Designed or planned social order is necessarily schematic; it always ignores essential features of any real, functioning social order. This truth is best illustrated in a work-to-rule strike, which turns on the fact that any production process depends on a host of informal practices and improvisations that could never be codified. By merely following the rules meticulously, the workforce can virtually halt production. In the same fashion, the simplified rules animating plans for, say, a city, a village, or a collective farm were inadequate as a set of instructions for creating a functioning social order. The formal scheme was parasitic on informal processes that, alone, it could not create or maintain. To the degree that the formal scheme made no allowance for these processes or actually suppressed them, it failed both its intended beneficiaries and ultimately its designers as well.
James C. Scott, Seeing Like a State, via Isegoria.
If the informal processes aren’t intuitively obvious to most of the bell curve, they will have to be passed down. If enough new people come into the same place at the same time, the processes are unlikely to be passed down, or even to survive — as happened in Usenet’s eternal September. The same thing applies if there’s no need to learn those processes — why put in the effort if there’s no payoff?

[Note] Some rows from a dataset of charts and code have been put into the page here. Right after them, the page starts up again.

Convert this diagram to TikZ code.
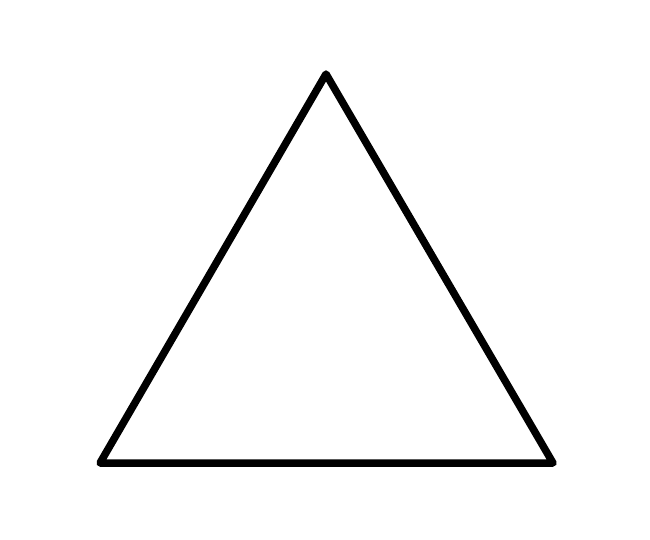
\documentclass[tikz,border=0pt]{standalone}
\usepackage{tikz}
\def\outline{(0,0) rectangle (6.5,5.39)}

\begin{document}
\begin{tikzpicture}
	 \useasboundingbox \outline;
	 \begin{scope}[line width=0.075cm, line join=round]
	    \coordinate (apex) at (3.26,4.65);
	    \coordinate (baseL) at (1.00,0.76);
	    \coordinate (baseR) at (5.53,0.76);
	    \draw (apex) -- (baseR) -- (baseL) -- cycle;
	 \end{scope}
      \end{tikzpicture}
\end{document}
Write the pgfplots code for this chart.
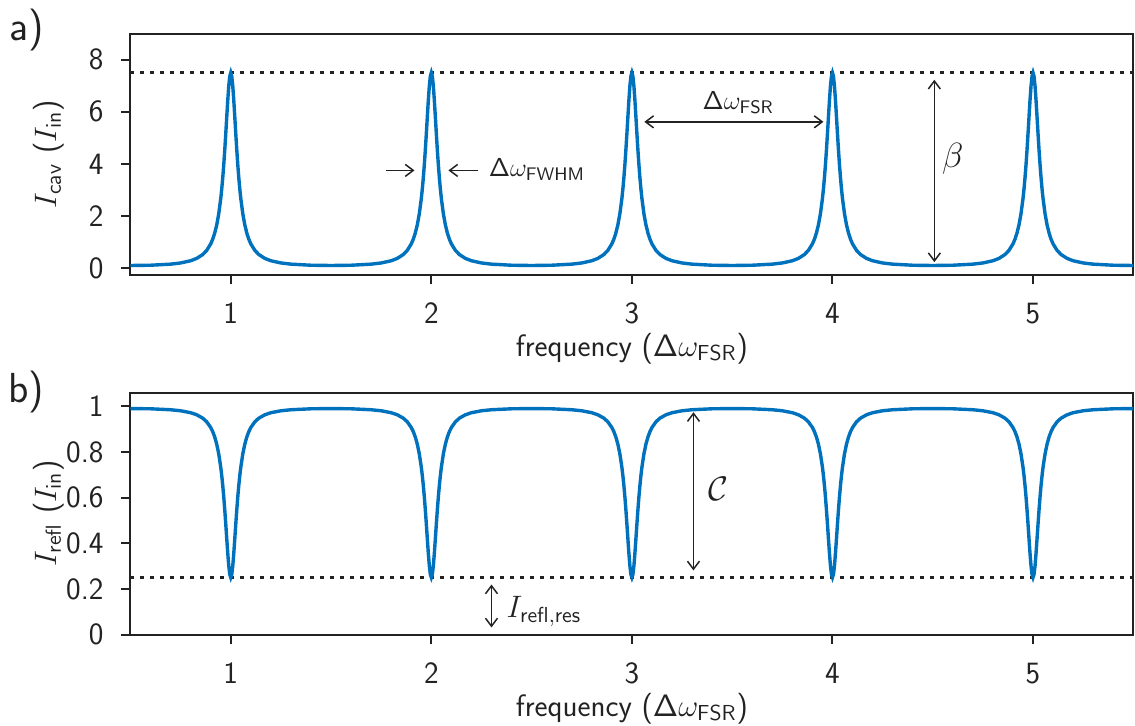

What sorts of informal processes animate a city or a village?
Some of these processes are negatively affected by increases in diversity, as Robert Putnam has shown. And they would be: one process is the existence of homogeneity itself. Thedish homogeneity increases both the ability to coordinate and the likelihood of coordination: ability because less inferential distance, more similar cognitive styles, and greater ability to mentally model others, and likelihood because it fosters a sense that “we’re all in this together”, whereas thedish diversity gives rise to competing factions, a principle demonstrated most vividly by the well-known but rarely-considered phenomenon of the ethnic gang war.
Scott compares capitalism to the high-modernist bureaucratic-totalitarian states of the last century:
Large-scale capitalism is just as much an agency of homogenization, uniformity, grids, and heroic simplification as the state is, with the difference being that, for capitalists, simplification must pay. A market necessarily reduces quality to quantity via the price mechanism and promotes standardization; in markets, money talks, not people. Today, global capitalism is perhaps the most powerful force for homogenization, whereas the state may in some instances be the defender of local difference and variety. (In Enlightenment’s Wake, John Gray makes a similar case for liberalism, which he regards as self-limiting because it rests on cultural and institutional capital that it is bound to undermine.) The “interruption,” forced by widespread strikes, of France’s structural adjustments to accommodate a common European currency is perhaps a straw in the wind. Put bluntly, my bill of particulars against a certain kind of state is by no means a case for politically unfettered market coordination as urged by Friedrich Hayek and Milton Friedman. As we shall see, the conclusions that can be drawn from the failures of modern projects of social engineering are as applicable to market-driven standardization as they are to bureaucratic homogeneity.
The high-modernist states often saw community and civil society as threats to their power: consider the Communists’ attacks on the churches, networks of hidden informants and spies, and attempts to incorporate all of civil society into the state in order to control and monitor it.